Sure! A large part of the problem has been me, actually. I see a dog coming, and I tense up, because I’m afraid of Ms. Pup’s reaction to the dog. She notices me tensing up and figures there’s something to be tense about. I also have a bad habit of tightening up the leash, which is counterproductive; the more restricted she feels, the more she’ll fight against it. I have to learn to relax and acdt casual.
If she just notices another dog, that’s okay, but if she reacts to it, tries to interact with it, or otherwise loses focus, I’m to give her a leash correction with a harsh “no”. These don’t hurt (I’ve tried them on my own arm), but they do get the dog’s attention. Putting the dog in a sit-stay if necessary can also help, although if we can casually walk by another dog, that’s preferable. Taking my time and making sure she gets things right, and not progressing until she’s gone through her sit-stay or up-stay properly is really important, because if she thinks she can get away with something, she will. Interestingly, she seems to respond positively to the added discipline and structure.

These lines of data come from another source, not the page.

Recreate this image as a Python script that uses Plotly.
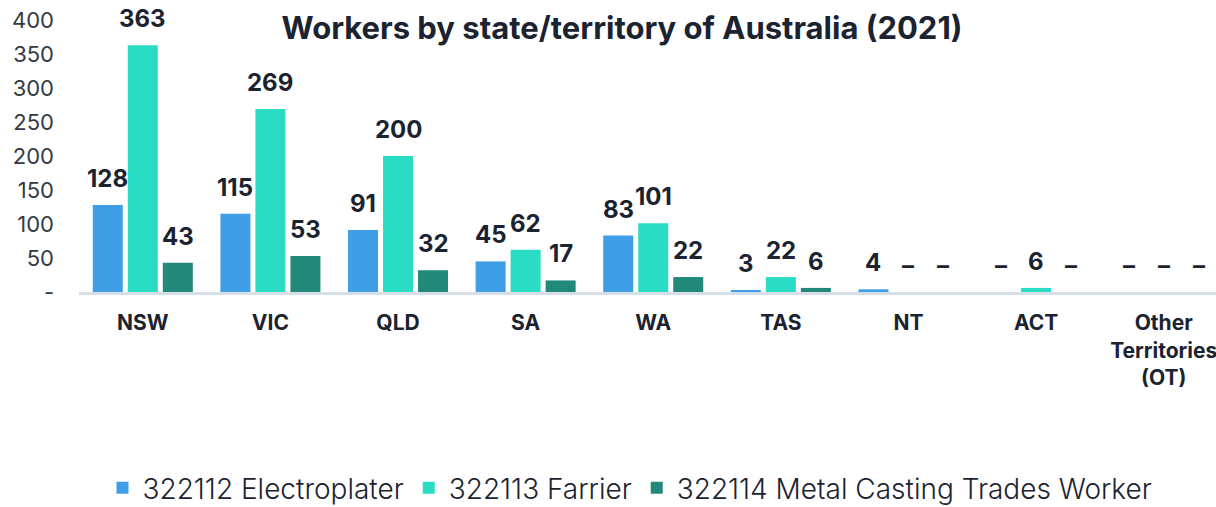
import plotly.graph_objects as go

categories = ["NSW", "VIC", "QLD", "SA", "WA", "TAS", "NT", "ACT", "Other<br>Territories<br>(OT)"]
series_names = ["322112 Electroplater", "322113 Farrier", "322114 Metal Casting Trades Worker"]
electroplater = [128, 115, 91, 45, 83, 3, 4, 0, 0]
farrier = [363, 269, 200, 62, 101, 22, 0, 6, 0]
metal_casting = [43, 53, 32, 17, 22, 6, 0, 0, 0]
y_ticks = [0, 50, 100, 150, 200, 250, 300, 350, 400]
y_tick_labels = ["-", "50", "100", "150", "200", "250", "300", "350", "400"]

colors = ["#409ee6", "#2adcc4", "#22887a"]
FONT = "Inter"
DARK = "#1b2330"
BARGAP = 0.177
GROUPGAP = 0.143

fig = go.Figure()
all_series = [electroplater, farrier, metal_casting]
n = len(all_series)
slot = (1 - BARGAP) / n
for k, (name, vals, col) in enumerate(zip(series_names, all_series, colors)):
    xs = list(range(len(categories)))
    fig.add_trace(go.Bar(
        x=xs, y=vals, name=name,
        marker=dict(color=col, line=dict(width=0)),
    ))
    off = (k - (n - 1) / 2) * slot
    for i, v in zip(xs, vals):
        fig.add_annotation(
            x=i + off, y=v, xref="x", yref="y",
            text=str(v) if v else "–", showarrow=False,
            yanchor="bottom", xanchor="center", yshift=10,
            font=dict(family=FONT, size=24, color=DARK, weight="bold"),
        )

fig.update_layout(
    width=1216, height=507,
    margin=dict(l=79, r=0, t=20, b=215, autoexpand=False),
    paper_bgcolor="white", plot_bgcolor="white",
    barmode="group", bargap=BARGAP, bargroupgap=GROUPGAP,
    title=dict(text="<b>Workers by state/territory of Australia (2021)</b>",
               x=622 / 1216, xanchor="center", y=1 - 28 / 507, yanchor="middle",
               font=dict(family=FONT, size=31, color=DARK)),
    legend=dict(orientation="h", x=630 / 1216, xref="container", xanchor="center",
                y=1 - 488 / 507, yref="container", yanchor="middle",
                font=dict(family=FONT, size=28, color=DARK, weight=300),
                itemwidth=30, traceorder="normal"),
)
fig.update_xaxes(
    range=[-0.5, 8.41], tickvals=list(range(len(categories))), ticktext=categories,
    showline=True, linecolor="#d5dfe9", linewidth=3, ticks="",
    tickfont=dict(family=FONT, size=21, color=DARK, weight="bold"),
    showgrid=False, zeroline=False, automargin=False, ticklabeloverflow="allow",
    ticklabelstandoff=10,
)
fig.update_yaxes(
    range=[0, 400], tickvals=y_ticks, ticktext=y_tick_labels,
    showgrid=False, zeroline=False, showline=False, ticks="",
    tickfont=dict(family=FONT, size=22, color="#333a44"),
    ticklabelstandoff=24, automargin=False,
)
fig.write_html("out.html", config={"displayModeBar": False},
               post_script="document.body.style.margin='0';document.body.style.overflow='hidden';")
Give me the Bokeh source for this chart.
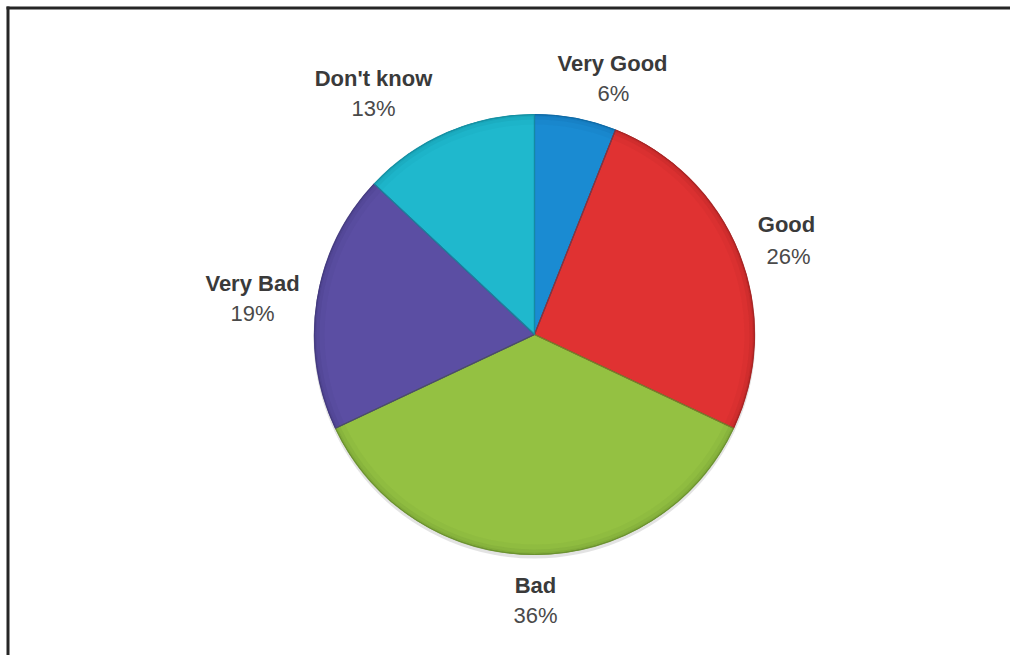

We’re also restricting her play with other dogs, and having her wear a Gentle Leader every day. The former is supposed to cut down on her automatic association of other dogs = play, and the latter helps me feel and control where her head is moving. Where the head/nose goes, the body tends to follow.
Making sure that our obedience and responses are solid on other commands makes a lot of difference for dog distraction technique too. If she’s responding well to one type of obedience, she’ll respond well to others as well.
This is some of what we’re doing. I hope it explains a bit.